Here are many strategies to encourage reading in the classroom. It is always important for readers to make connections between the reading and the outside world. I also recommend audio books because some students benefit from listening to fluent readers. Finally, I love the idea of taking a field trip to a book store or museum.
If teachers give students the opportunity to choose their reading materials and they create an environment that is reader-friendly, then the chances of students wanting to read will be enhanced. I like SSR and comfortable seating for readers. I also like book chats and book promotions. Students need to share what they read and what they learn from their texts.
There are many theoretical and practical applications regarding reading and motivation on this site. Teachers can learn about how to inspire readers and then apply the theory. The section on ownership is particularly interesting.

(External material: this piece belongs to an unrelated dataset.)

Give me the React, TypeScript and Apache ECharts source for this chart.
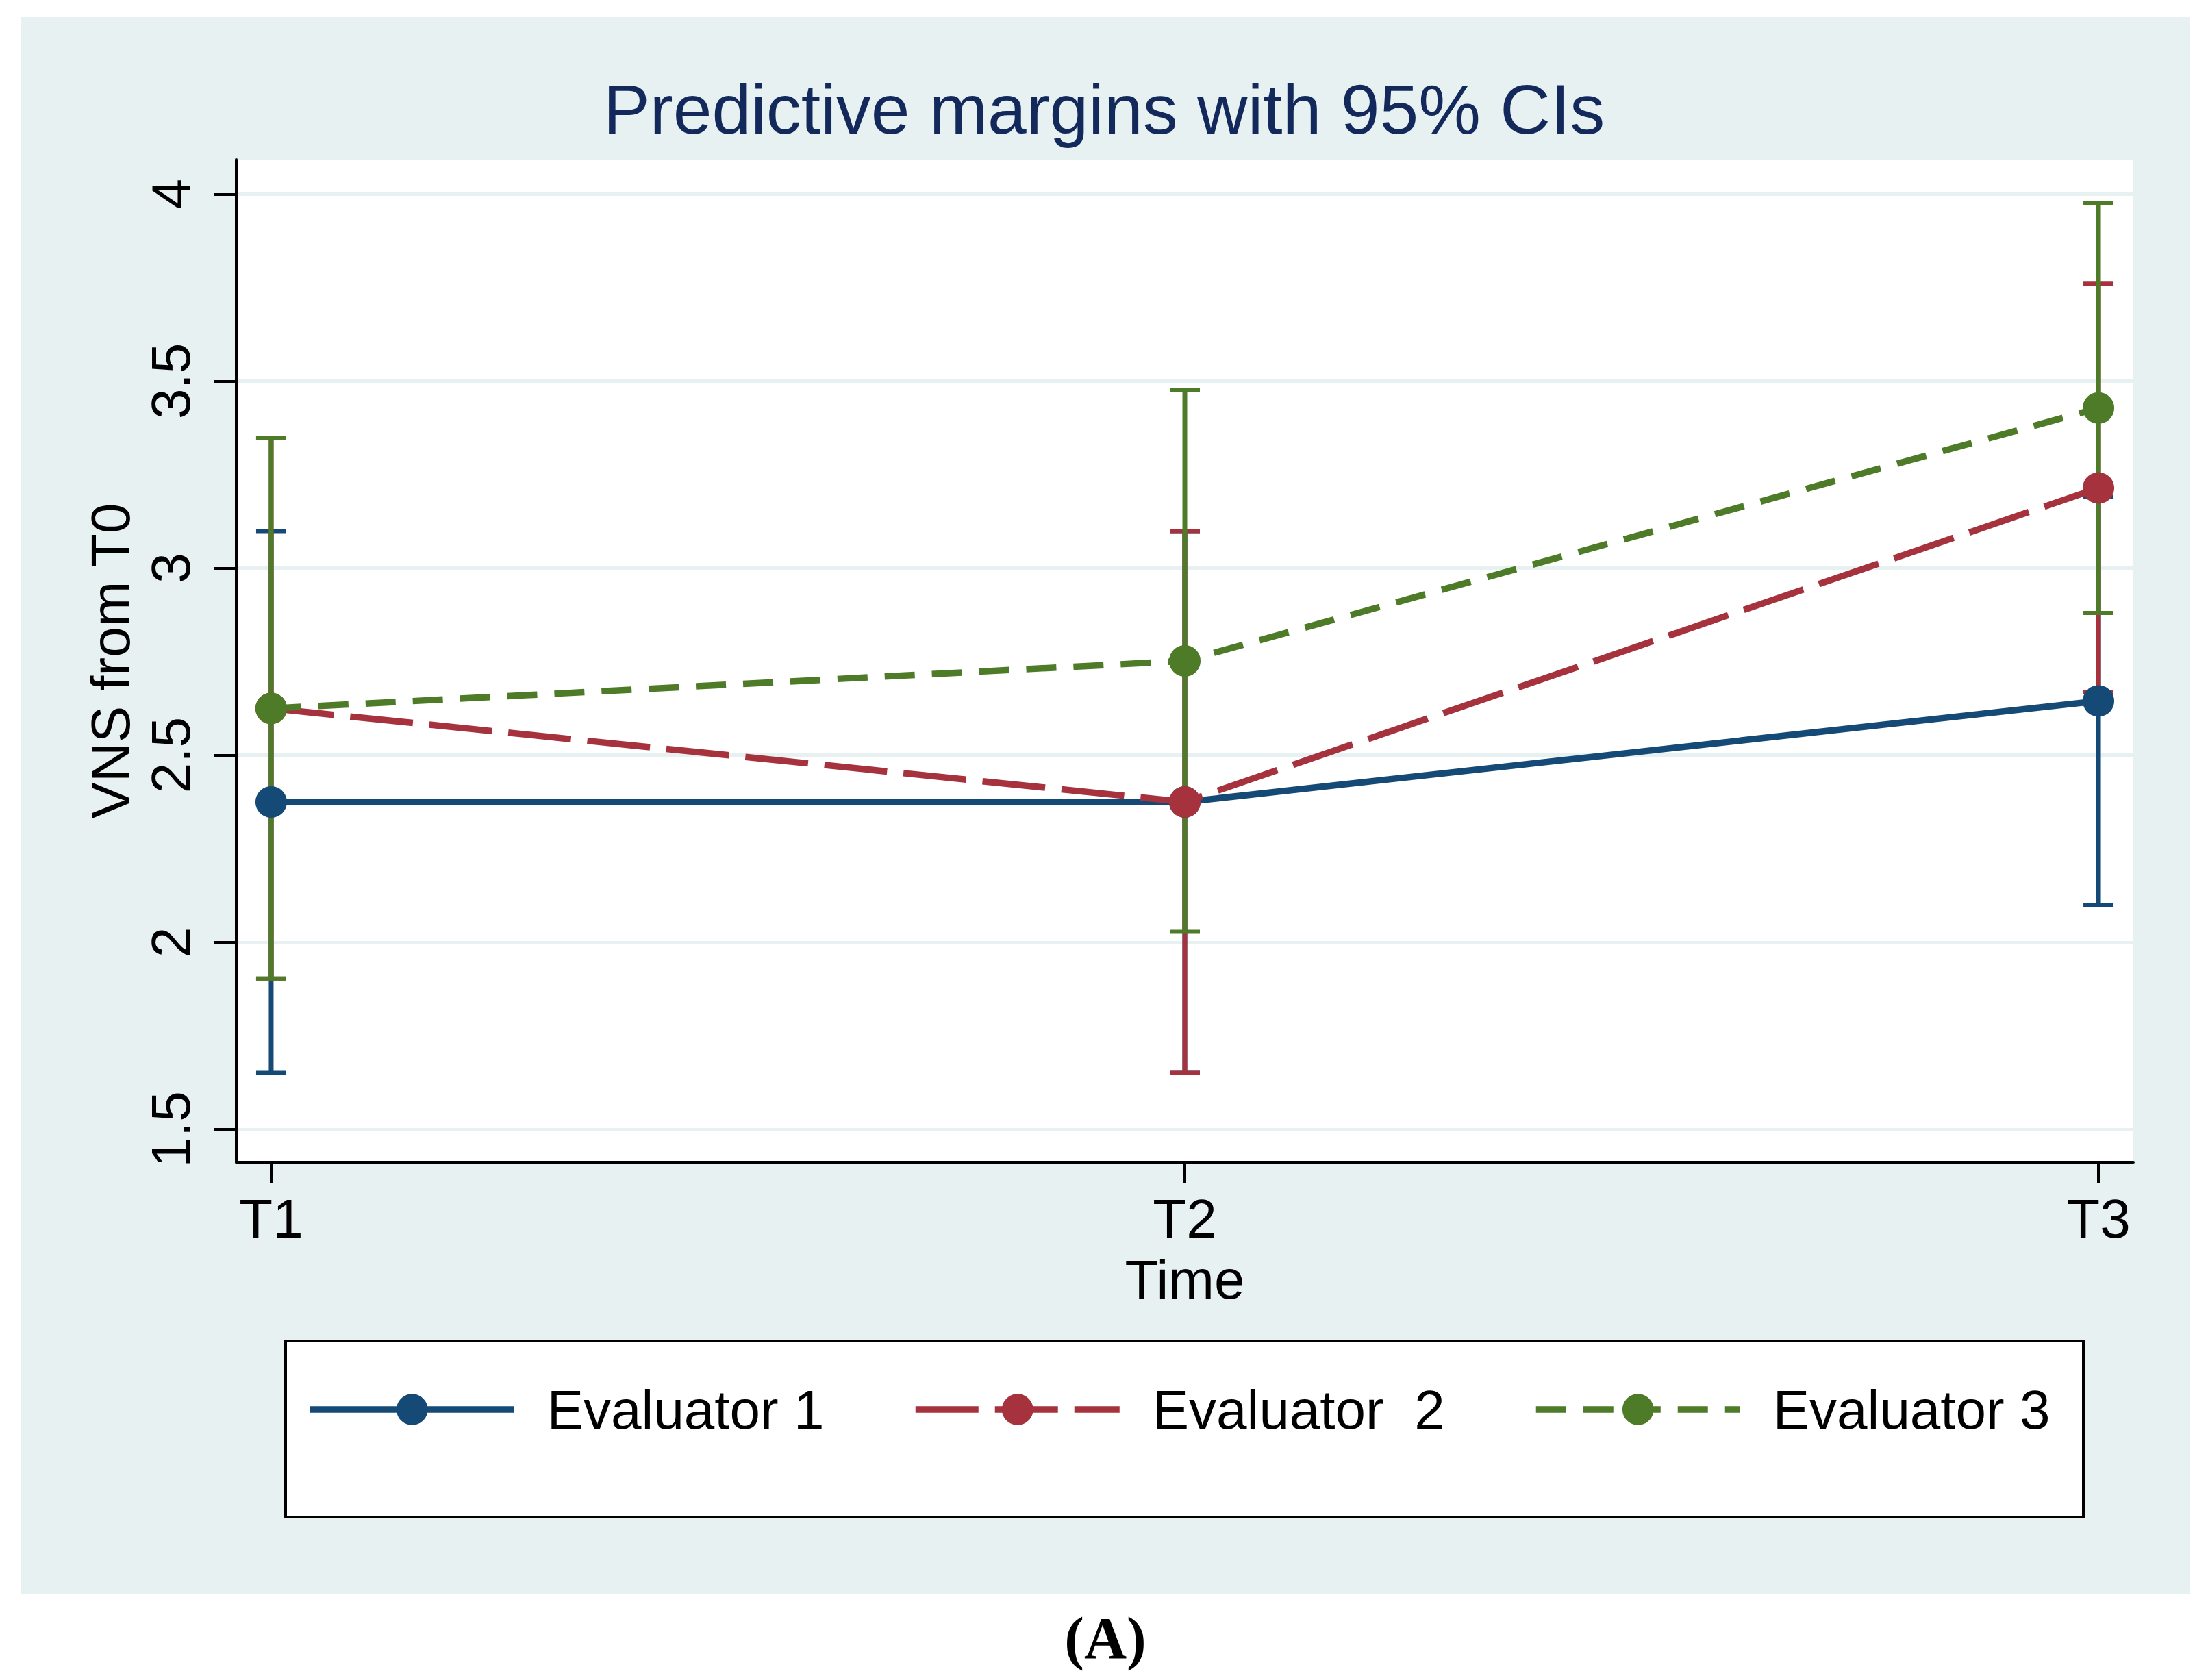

This is an engaging way for students to interact with the text by acting as an author. The authors speak to each other and through this discussion, the characters in the text come to life. I will definitely try this strategy this year!
This is a quick video about promoting reading by having students engage in silent sustained reading for the first five minutes of class. Students can read whatever they want as long as they are quiet. I would add to this idea by asking kids to do quick "shares" about what they read -- it is not necessary for all kids to participate every day, but eventually the teacher should be sure that all voices are heard.
I like reading conferences because it gives a teacher the chance to work one-on-one with a student. During the conference, the teacher learns whether or not the student has read, but he/she also learns so much more! Teachers can use this opportunity to make a quick assessment about the students' motivation and learn about the student's interests.
It is a good idea to take notes while reading texts. This video explains "thinking notes" and how they can be used to enhance comprehension and class discussion. I like using "thinking notes" to foster collaborative understanding.